Over half the species documented in the study are protected by the Convention on International Trade in Endangered Species of Wild Fauna and Flora (CITES), and all species are protected under the Philippine Wildlife Act.

Native species including the endemic and critically endangered Philippine Crocodile and Philippine Forest Turtle, were offered for sale, although the Department of Environment and Natural Resources’ Biodiversity Management Bureau (BMB) reported that it had never issued permits to collect reptiles for commercial use, making the trade in these animals illegal.

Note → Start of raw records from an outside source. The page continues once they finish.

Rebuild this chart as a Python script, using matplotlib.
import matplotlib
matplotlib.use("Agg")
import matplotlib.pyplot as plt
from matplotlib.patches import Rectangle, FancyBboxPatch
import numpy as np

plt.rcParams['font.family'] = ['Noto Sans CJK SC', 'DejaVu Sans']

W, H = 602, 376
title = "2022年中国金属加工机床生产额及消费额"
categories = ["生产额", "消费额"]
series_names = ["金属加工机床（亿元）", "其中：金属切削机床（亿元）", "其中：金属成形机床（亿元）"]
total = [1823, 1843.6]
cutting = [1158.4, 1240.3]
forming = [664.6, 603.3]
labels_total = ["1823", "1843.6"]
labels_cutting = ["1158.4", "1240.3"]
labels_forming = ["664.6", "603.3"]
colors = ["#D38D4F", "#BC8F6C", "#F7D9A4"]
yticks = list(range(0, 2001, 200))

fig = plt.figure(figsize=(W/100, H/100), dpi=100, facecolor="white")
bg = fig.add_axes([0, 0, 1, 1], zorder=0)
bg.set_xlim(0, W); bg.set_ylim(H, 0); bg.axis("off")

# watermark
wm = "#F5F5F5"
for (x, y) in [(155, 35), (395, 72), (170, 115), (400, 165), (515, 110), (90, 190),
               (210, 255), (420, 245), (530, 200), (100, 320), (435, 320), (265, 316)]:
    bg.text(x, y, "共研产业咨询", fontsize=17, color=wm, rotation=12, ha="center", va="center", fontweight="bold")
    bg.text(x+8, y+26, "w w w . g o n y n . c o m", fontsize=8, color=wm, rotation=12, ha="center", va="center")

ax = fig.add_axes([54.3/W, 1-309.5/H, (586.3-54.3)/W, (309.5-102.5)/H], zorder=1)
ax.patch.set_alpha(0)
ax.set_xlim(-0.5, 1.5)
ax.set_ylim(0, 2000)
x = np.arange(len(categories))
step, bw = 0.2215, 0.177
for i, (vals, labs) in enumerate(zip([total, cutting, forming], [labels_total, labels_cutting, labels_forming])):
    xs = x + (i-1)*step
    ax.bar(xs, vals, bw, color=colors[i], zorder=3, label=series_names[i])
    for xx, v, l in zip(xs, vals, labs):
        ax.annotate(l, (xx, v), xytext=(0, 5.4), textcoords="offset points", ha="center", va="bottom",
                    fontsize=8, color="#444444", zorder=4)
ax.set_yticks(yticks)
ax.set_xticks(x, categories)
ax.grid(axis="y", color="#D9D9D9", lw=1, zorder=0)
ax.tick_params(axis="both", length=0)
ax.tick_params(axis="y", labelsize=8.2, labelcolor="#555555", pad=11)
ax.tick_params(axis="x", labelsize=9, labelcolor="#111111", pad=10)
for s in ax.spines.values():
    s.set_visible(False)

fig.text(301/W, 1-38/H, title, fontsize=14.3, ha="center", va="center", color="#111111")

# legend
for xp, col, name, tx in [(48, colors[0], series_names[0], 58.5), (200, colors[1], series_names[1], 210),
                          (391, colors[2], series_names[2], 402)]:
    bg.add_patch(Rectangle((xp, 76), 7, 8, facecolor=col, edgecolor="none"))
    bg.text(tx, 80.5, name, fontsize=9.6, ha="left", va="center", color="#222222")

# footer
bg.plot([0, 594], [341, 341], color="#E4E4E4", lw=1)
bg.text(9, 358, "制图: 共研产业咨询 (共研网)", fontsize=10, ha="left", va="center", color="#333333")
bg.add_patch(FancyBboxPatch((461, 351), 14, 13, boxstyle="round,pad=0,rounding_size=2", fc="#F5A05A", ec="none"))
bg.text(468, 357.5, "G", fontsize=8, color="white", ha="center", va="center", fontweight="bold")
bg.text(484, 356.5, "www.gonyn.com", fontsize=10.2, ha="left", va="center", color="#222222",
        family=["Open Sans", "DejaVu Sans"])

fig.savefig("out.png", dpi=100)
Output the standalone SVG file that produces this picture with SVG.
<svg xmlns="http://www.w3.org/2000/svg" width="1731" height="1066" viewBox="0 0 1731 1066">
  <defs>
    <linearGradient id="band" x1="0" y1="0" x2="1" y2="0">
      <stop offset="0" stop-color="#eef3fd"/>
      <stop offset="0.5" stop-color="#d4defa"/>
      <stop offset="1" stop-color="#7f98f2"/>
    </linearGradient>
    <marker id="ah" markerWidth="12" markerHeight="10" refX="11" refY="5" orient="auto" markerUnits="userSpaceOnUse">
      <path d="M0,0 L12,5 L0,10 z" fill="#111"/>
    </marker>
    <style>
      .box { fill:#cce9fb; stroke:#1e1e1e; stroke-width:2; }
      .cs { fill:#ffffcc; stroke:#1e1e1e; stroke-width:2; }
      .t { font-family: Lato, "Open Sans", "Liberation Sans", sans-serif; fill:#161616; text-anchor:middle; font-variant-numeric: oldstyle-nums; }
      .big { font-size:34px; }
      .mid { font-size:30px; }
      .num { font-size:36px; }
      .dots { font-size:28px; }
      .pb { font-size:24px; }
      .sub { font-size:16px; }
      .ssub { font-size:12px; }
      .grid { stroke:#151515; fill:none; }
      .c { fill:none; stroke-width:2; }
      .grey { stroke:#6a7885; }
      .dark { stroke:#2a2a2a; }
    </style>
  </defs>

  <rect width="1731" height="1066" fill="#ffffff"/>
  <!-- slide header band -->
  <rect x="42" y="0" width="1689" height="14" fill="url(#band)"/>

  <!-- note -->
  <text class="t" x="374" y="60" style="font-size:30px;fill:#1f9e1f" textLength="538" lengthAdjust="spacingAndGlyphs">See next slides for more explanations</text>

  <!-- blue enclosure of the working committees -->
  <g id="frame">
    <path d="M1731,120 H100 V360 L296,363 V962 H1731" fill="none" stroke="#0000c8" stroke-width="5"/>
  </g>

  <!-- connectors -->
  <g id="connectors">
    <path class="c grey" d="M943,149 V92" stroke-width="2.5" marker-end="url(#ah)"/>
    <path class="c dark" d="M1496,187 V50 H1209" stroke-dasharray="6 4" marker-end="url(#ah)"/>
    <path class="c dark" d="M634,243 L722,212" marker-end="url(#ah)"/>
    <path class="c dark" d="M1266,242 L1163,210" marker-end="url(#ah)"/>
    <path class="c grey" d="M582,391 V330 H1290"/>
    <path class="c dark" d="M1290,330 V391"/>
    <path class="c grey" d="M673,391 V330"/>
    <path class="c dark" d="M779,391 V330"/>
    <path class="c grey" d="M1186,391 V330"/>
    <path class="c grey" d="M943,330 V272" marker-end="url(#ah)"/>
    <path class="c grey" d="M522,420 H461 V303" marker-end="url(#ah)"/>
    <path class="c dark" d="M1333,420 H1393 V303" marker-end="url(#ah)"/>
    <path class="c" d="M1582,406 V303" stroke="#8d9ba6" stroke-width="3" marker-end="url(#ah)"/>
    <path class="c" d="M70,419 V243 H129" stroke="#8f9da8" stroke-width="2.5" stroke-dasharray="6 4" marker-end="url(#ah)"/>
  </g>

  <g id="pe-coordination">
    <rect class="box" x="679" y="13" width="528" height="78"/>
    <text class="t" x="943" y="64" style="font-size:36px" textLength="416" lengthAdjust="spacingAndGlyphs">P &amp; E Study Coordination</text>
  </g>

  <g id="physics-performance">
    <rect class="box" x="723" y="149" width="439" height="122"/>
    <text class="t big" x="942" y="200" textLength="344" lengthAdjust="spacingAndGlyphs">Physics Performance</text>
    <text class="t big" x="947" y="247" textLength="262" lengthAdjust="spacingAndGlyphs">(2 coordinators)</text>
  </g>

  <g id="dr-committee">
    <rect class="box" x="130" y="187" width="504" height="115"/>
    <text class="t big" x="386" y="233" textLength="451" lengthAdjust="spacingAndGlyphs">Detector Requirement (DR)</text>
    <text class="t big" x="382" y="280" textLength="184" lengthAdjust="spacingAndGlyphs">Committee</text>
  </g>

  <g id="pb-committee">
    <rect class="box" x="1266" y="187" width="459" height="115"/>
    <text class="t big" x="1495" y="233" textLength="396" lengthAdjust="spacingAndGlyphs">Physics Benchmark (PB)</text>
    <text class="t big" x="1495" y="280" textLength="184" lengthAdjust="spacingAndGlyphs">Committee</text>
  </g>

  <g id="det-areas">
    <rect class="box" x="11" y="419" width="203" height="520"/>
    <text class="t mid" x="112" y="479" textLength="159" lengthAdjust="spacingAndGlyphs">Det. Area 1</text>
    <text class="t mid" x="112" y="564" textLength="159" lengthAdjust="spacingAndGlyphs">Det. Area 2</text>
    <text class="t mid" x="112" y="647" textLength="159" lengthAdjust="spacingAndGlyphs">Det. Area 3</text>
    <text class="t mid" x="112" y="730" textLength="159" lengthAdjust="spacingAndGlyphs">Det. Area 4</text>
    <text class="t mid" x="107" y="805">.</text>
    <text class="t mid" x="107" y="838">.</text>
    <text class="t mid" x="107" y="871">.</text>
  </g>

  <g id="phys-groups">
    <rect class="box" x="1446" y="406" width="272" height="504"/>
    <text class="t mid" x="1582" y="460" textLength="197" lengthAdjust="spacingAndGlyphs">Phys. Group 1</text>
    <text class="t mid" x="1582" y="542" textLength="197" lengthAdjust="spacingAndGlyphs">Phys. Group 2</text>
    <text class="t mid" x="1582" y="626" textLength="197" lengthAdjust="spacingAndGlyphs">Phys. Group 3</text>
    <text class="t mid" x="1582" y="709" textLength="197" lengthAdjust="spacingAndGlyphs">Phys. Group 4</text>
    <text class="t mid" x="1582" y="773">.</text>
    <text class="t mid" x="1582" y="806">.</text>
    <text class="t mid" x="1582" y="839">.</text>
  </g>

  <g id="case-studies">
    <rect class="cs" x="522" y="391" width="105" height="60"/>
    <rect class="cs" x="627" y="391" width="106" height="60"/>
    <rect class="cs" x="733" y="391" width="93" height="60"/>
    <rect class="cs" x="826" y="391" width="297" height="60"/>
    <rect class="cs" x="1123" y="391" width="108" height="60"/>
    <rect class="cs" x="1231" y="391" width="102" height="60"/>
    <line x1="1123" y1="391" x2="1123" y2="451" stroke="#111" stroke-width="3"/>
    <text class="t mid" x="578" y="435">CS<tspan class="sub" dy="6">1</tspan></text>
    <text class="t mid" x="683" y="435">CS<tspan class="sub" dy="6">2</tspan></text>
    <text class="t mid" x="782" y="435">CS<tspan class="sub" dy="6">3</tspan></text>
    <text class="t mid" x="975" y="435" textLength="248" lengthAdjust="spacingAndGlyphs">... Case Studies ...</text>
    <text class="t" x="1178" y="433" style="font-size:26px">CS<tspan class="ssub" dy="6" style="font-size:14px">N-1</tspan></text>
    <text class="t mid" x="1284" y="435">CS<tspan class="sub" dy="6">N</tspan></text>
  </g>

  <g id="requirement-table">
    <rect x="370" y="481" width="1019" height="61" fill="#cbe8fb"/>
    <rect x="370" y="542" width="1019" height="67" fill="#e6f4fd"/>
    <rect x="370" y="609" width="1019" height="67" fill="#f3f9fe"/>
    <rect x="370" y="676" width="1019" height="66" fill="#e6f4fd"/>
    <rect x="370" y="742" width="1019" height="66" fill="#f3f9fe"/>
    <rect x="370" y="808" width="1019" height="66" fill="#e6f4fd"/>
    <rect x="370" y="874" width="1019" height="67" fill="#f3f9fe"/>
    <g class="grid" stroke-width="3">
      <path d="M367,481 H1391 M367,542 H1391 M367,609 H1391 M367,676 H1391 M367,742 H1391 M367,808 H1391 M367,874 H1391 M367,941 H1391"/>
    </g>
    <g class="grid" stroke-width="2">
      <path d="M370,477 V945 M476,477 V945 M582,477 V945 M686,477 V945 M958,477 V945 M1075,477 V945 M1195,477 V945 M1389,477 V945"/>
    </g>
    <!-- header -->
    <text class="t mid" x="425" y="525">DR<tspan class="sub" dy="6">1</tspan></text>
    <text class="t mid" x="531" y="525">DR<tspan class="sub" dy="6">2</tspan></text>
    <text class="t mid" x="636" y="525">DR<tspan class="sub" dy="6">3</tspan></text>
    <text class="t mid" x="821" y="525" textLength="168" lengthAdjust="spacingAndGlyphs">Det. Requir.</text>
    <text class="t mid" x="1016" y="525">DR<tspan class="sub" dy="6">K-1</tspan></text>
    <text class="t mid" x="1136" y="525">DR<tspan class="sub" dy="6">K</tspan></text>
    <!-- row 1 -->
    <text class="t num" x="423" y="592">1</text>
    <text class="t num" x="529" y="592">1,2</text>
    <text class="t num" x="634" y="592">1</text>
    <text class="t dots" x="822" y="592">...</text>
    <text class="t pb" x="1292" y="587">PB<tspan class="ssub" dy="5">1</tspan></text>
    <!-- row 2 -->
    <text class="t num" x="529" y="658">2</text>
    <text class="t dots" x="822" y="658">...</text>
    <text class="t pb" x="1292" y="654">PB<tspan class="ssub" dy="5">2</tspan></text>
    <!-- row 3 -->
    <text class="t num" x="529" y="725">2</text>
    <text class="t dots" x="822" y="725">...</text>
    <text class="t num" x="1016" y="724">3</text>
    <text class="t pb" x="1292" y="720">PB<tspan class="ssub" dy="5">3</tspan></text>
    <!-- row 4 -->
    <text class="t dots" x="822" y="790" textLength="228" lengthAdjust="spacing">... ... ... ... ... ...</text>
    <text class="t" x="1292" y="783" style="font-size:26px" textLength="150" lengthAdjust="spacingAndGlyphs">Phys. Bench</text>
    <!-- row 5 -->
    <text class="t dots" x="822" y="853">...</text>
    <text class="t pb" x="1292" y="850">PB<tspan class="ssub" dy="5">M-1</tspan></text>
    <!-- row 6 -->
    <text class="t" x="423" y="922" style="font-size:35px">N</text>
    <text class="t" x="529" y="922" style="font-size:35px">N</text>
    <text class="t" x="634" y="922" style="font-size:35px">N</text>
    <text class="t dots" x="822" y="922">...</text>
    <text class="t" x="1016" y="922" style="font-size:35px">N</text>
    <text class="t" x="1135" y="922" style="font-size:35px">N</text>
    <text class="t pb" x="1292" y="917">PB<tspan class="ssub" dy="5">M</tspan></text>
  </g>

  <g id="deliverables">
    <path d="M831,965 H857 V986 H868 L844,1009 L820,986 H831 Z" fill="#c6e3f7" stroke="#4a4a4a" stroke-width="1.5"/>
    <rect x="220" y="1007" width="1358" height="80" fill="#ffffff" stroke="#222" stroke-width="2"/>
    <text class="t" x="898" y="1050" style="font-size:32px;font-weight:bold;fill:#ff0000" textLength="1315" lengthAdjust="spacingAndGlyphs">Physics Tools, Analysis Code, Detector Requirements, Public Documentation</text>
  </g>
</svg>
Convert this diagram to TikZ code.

The study also found numerous non-native species offered for sale including Radiated Tortoise, Bengal Monitor Lizard, Black Spotted Turtle and Dumeril’s Boa. Both the CITES trade database and BMB records indicated there were no records of legal imports for these species.

A further eight CITES Appendix II species seen for sale online had no importation records since 1981, meaning they were very likely acquired and being traded illegally.

TRAFFIC’s regional spokeswoman Elizabeth John told the International Business Times, that Facebook was “seeking additional information in order to take action” and that the watchdog was helping it liaise with Philippine authorities.

Numerous arrests were made last year as a result of the findings of the study which prompted raids on suspected illegal traders in Manila and other cities.

Philippine customs authorities reportedly also intercepted packages with illegal wildlife destined for China, Sweden and the United States.